A businessman was heavily in debt and couldn’t see any way out of it. Creditors were pressing him. Suppliers were demanding payment. Banks refused to loan him any money.
He was sitting on a park bench one day with his head down, trying to think of a way to save his company from bankruptcy. Suddenly an old man walked up to him and asked what was bothering him.
The businessman explained his problems, and the old man wrote him a check, saying, “Take this money. We will meet here in exactly one year, and you will be able to return it to me at that time.”
The businessman looked at the $500,000 check and thought of all the problems it could solve. But instead of depositing the check in the bank, he put it into his safe. The check inspired him to think of some new ideas, which gave him the confidence to pursue several potential deals. His company started to turn a profit again, and he was out of debt in a couple months.
Exactly one year later, the businessman returned to the park with the original check. A few minutes later the old man appeared, but suddenly a nurse ran up and grabbed him.
“I’m so glad I caught up with him,” she exclaimed. “I hope he wasn’t bothering you. He likes to leave the senior home and tell people he’s a millionaire giving away money.”
The businessman watched them walk away, stunned. He’d spent a year rescuing his business, convinced he had a half million dollars to fall back on if he failed. Now he understood that it wasn’t the money that turned his life around. It was his new confidence and belief in himself that gave him the strength to achieve success.
Confidence doesn’t come naturally to most people. Even the most successful people have struggled with it in their careers. The good news is that you can develop confidence, just like any muscle or character trait, if you’re willing to work hard. The better news: These tips can help you strengthen your confidence:
• Pay attention to your appearance. When you dress for success, you will carry yourself with more confidence. Devoting some time to your wardrobe and overall grooming communicates to others that you are knowledgeable, powerful and competent. I also consider posture part of your appearance.
• Always do your best. My parents constantly told me to do my best. The famous Jewish rabbi and teacher, Hillel the Elder said: “Watch your thoughts; they become your words. Watch your words; they become your actions. Watch your actions; they become your habits. Watch your habits; they become your character. Watch your character, for it will become your destiny.”
• Don’t lose sight of your dreams. It is important to aim high … to have dreams that inspire you to go beyond your limits. I often joke that it takes years to become an overnight success. But it starts with a dream.

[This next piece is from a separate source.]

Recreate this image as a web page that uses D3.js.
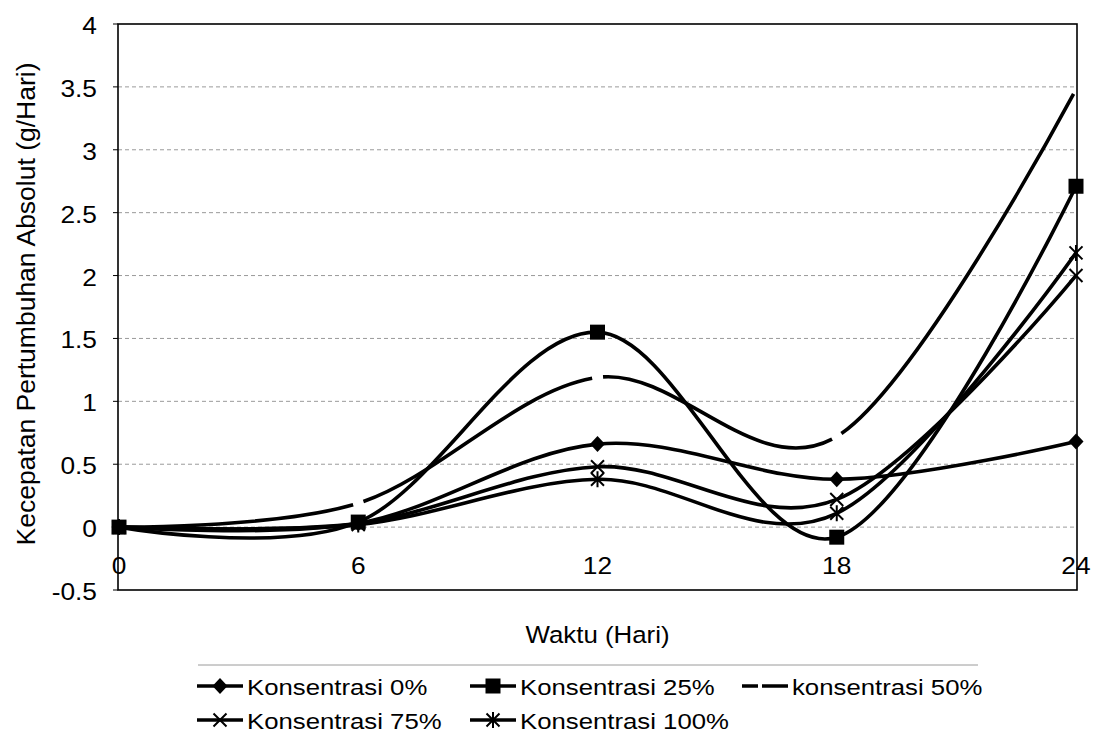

• Continue to grow and improve. Seek new knowledge. If you’re lacking any of the skills you need to achieve your goals, focus on learning them.
• Practice, practice, practice. Practice makes perfect … not true. You must add one word … Perfect practice makes perfect. Practice right so you don’t get it wrong. All the world’s a stage, and most of us need more rehearsals.
• Stay positive. Don’t let mistakes bother you. You don’t need to be perfect to feel confident. Thinking positive has no negative. Positive thinking turns obstacles into opportunities.
• Get over the fear of rejection. Rejection is part of life. Not everyone can handle all the rejections that are necessary to be successful. They don’t realize that in order to get the yeses, you must hear the nos.
• Don’t be afraid to ask for advice. No one knows it all. That’s why I have a kitchen cabinet to bounce things off. No matter what field, I always want to talk to the experts. Good advice is never cheap, and cheap advice is rarely good.
Walt Disney used to talk about the four Cs to success in life – curiosity, confidence, courage and consistency. He believed that if you applied these four Cs to your life, you could accomplish practically anything.
But there was one C that Walt said was the greatest of all – confidence. He said, “When you believe a thing, believe it all the way, implicitly and unquestionably.”
Mackay’s Moral: The person who has self-confidence gains the confidence of others.